Goal of the exercise —
Reproduce exactly, with no pictures, each line from the opening of the material down through the line containing "import plotly.graph_objects as go".

Available data —
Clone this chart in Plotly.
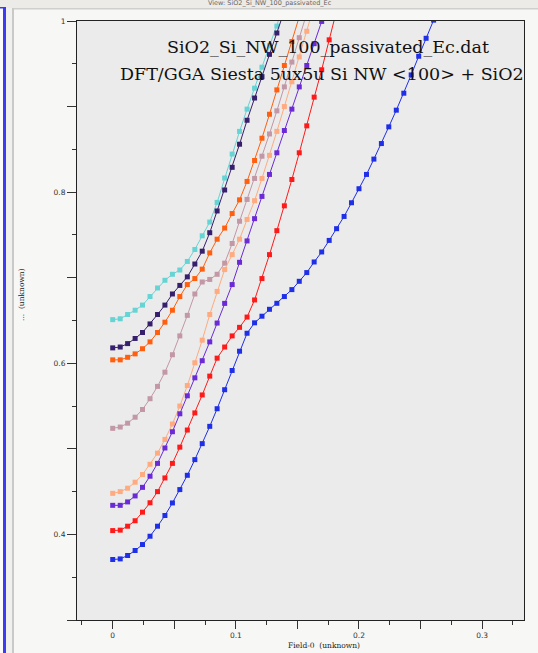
import plotly.graph_objects as go

# Applied field samples shared by every band (step = 0.2/33)
FIELD = [0.0000, 0.0061, 0.0121, 0.0182, 0.0242, 0.0303, 0.0364, 0.0424, 0.0485, 0.0545,
         0.0606, 0.0667, 0.0727, 0.0788, 0.0848, 0.0909, 0.0970, 0.1030, 0.1091, 0.1152,
         0.1212, 0.1273, 0.1333, 0.1394, 0.1455, 0.1515, 0.1576, 0.1636, 0.1697, 0.1758,
         0.1818, 0.1879, 0.1939, 0.2000, 0.2061, 0.2121, 0.2182, 0.2242, 0.2303, 0.2364,
         0.2424, 0.2485, 0.2545, 0.2606]

# Conduction-band levels (one list per state)
BAND_1 = [0.651, 0.652, 0.657, 0.662, 0.668, 0.678, 0.688, 0.697, 0.704, 0.709, 0.719, 0.733,
          0.749, 0.765, 0.788, 0.8165, 0.8445, 0.871, 0.897, 0.9215, 0.946, 0.971, 0.994, 1.02]
BAND_2 = [0.618, 0.619, 0.623, 0.629, 0.636, 0.646, 0.657, 0.668, 0.681, 0.691, 0.701, 0.716,
          0.731, 0.7526, 0.778, 0.8025, 0.829, 0.856, 0.884, 0.910, 0.935, 0.961, 0.986, 1.012]
BAND_3 = [0.604, 0.604, 0.607, 0.611, 0.617, 0.625, 0.636, 0.648, 0.662, 0.678, 0.692, 0.699,
          0.710, 0.729, 0.745, 0.758, 0.775, 0.791, 0.8125, 0.837, 0.863, 0.891, 0.9195, 0.948,
          0.976, 1.005]
BAND_4 = [0.524, 0.5255, 0.530, 0.537, 0.546, 0.5586, 0.573, 0.5896, 0.610, 0.632, 0.656, 0.681,
          0.695, 0.698, 0.704, 0.717, 0.740, 0.766, 0.7915, 0.816, 0.842, 0.868, 0.895, 0.923,
          0.952, 0.9805, 1.009]
BAND_5 = [0.448, 0.450, 0.454, 0.461, 0.470, 0.482, 0.495, 0.511, 0.529, 0.550, 0.574, 0.6006,
          0.627, 0.657, 0.684, 0.7095, 0.727, 0.745, 0.768, 0.790, 0.816, 0.843, 0.871, 0.900,
          0.929, 0.958, 0.988, 1.018]
BAND_6 = [0.434, 0.434, 0.438, 0.445, 0.455, 0.468, 0.483, 0.501, 0.520, 0.541, 0.562, 0.583,
          0.603, 0.625, 0.647, 0.670, 0.692, 0.718, 0.743, 0.769, 0.795, 0.8207, 0.846, 0.872,
          0.897, 0.923, 0.948, 0.9735, 0.9995]
BAND_7 = [0.4045, 0.405, 0.4096, 0.416, 0.426, 0.437, 0.450, 0.466, 0.483, 0.502, 0.522, 0.542,
          0.563, 0.585, 0.606, 0.619, 0.632, 0.642, 0.654, 0.674, 0.699, 0.727, 0.755, 0.784,
          0.8148, 0.846, 0.8775, 0.911, 0.943, 0.978, 1.012]
BAND_8 = [0.3707, 0.3714, 0.3754, 0.3812, 0.3882, 0.3979, 0.4096, 0.4221, 0.4368, 0.4524,
          0.4691, 0.4874, 0.5061, 0.5263, 0.5469, 0.5691, 0.5916, 0.6141, 0.6351, 0.6473,
          0.655, 0.6631, 0.6701, 0.678, 0.6861, 0.6958, 0.706, 0.7184, 0.7301, 0.7436,
          0.7573, 0.7716, 0.7876, 0.804, 0.8207, 0.8386, 0.8568, 0.8763, 0.8958, 0.9156,
          0.937, 0.9588, 0.9798, 1.001]

BANDS = [BAND_1, BAND_2, BAND_3, BAND_4, BAND_5, BAND_6, BAND_7, BAND_8]
COLORS = ["#66d4d4", "#36206e", "#ff5f0f", "#c297a6", "#ffaa7f", "#6a2bd6", "#ff1a1a", "#1f2fe8"]

X_TICKS = [0.0, 0.05, 0.1, 0.15, 0.2, 0.25, 0.3]
X_TICK_TEXT = ["0", "", "0.1", "", "0.2", "", "0.3"]
Y_TICKS = [0.3, 0.4, 0.5, 0.6, 0.7, 0.8, 0.9, 1.0]
Y_TICK_TEXT = ["", "0.4", "", "0.6", "", "0.8", "", "1"]
X_GRID = [0.0, 0.1, 0.2, 0.3]
Y_GRID = [0.4, 0.6, 0.8]

TITLE_1 = "SiO2_Si_NW_100_passivated_Ec.dat"
TITLE_2 = "DFT/GGA Siesta 5ux5u Si NW <100> + SiO2"
WINDOW_TITLE = "View: SiO2_Si_NW_100_passivated_Ec"

W, H = 538, 653
L, R, T, B = 77, 524, 21, 620
PW, PH = R - L, B - T


def px_x(px):
    return (px - L) / PW


def px_y(py):
    return (B - py) / PH


fig = go.Figure()
for band, color in zip(BANDS, COLORS):
    fig.add_trace(go.Scatter(
        x=FIELD[:len(band)], y=band, mode="lines+markers",
        line=dict(color=color, width=1),
        marker=dict(symbol="square", size=5, color=color, line=dict(width=0)),
        showlegend=False, hoverinfo="skip",
    ))

axis_font = dict(family="DejaVu Sans", size=7.5, color="#333333")
fig.update_layout(
    width=W, height=H, autosize=False,
    margin=dict(l=L, r=W - R, t=T, b=H - B),
    paper_bgcolor="#f7f7f5", plot_bgcolor="#ebebeb",
    xaxis=dict(range=[-0.029, 0.334], tickmode="array", tickvals=X_TICKS, ticktext=X_TICK_TEXT,
               ticks="outside", ticklen=8, tickwidth=1, tickcolor="#333333",
               showgrid=False, zeroline=False, showline=True, linecolor="#222222",
               linewidth=1, mirror=True, tickfont=axis_font,
               minor=dict(dtick=0.025, tick0=0, ticks="outside", ticklen=4,
                          tickcolor="#333333", showgrid=False)),
    yaxis=dict(range=[0.3, 1.0], tickmode="array", tickvals=Y_TICKS, ticktext=Y_TICK_TEXT,
               ticks="outside", ticklen=9, tickwidth=1, tickcolor="#333333",
               showgrid=False, zeroline=False, showline=True, linecolor="#222222",
               linewidth=1, mirror=True, tickfont=axis_font,
               minor=dict(dtick=0.05, tick0=0, ticks="outside", ticklen=4,
                          tickcolor="#333333", showgrid=False)),
    xaxis2=dict(overlaying="x", anchor="y", range=[-0.029, 0.334], tickmode="array",
                tickvals=X_GRID, showticklabels=False, ticks="", showgrid=True,
                gridcolor="#d9d9d9", gridwidth=1, zeroline=False, showline=False),
    yaxis2=dict(overlaying="y", anchor="x", range=[0.3, 1.0], tickmode="array",
                tickvals=Y_GRID, showticklabels=False, ticks="", showgrid=True,
                gridcolor="#dedede", gridwidth=1, zeroline=False, showline=False),
)

# Plot titles
title_font = dict(family="DejaVu Serif", size=17.5, color="#111111")
fig.add_annotation(text=TITLE_1, xref="paper", yref="paper", x=px_x(327.5), y=px_y(47),
                   xanchor="center", yanchor="middle", showarrow=False, font=title_font)
fig.add_annotation(text=TITLE_2, xref="paper", yref="paper", x=px_x(322), y=px_y(73.5),
                   xanchor="center", yanchor="middle", showarrow=False, font=title_font)

# Axis titles
label_font = dict(family="DejaVu Serif", size=7.5, color="#222222")
fig.add_annotation(text="Field-0  (unknown)", xref="paper", yref="paper", x=px_x(324),
                   y=px_y(645), xanchor="center", yanchor="middle", showarrow=False,
                   font=label_font)
fig.add_annotation(text="...  (unknown)", xref="paper", yref="paper", x=px_x(22),
                   y=px_y(295), xanchor="center", yanchor="middle", showarrow=False,
                   textangle=-90, font=label_font)

# Window frame around the plot view
frame = [
    dict(x0=0, x1=W, y0=0, y1=8, fill="#ecebe8"),
    dict(x0=12, x1=W, y0=8, y1=9.5, fill="#cfcfcd"),
    dict(x0=0, x1=3, y0=8, y1=H, fill="#fbfbfb"),
    dict(x0=3, x1=6, y0=7, y1=H, fill="#3c3cf5"),
    dict(x0=0, x1=6, y0=7, y1=8.5, fill="#3c3cf5"),
    dict(x0=6, x1=12, y0=8, y1=H, fill="#f0f0ee"),
    dict(x0=12, x1=14, y0=8, y1=H, fill="#c9c9c7"),
]
for f in frame:
    fig.add_shape(type="rect", xref="paper", yref="paper", layer="below",
                  x0=px_x(f["x0"]), x1=px_x(f["x1"]), y0=px_y(f["y1"]), y1=px_y(f["y0"]),
                  fillcolor=f["fill"], line=dict(width=0))
fig.add_annotation(text=WINDOW_TITLE, xref="paper", yref="paper", x=px_x(270), y=px_y(8),
                   xanchor="center", yanchor="bottom", showarrow=False, borderpad=0,
                   font=dict(family="DejaVu Sans", size=6.5, color="#666666"))

fig.write_html("out.html")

Full response —
Clone this chart in Plotly.
import plotly.graph_objects as go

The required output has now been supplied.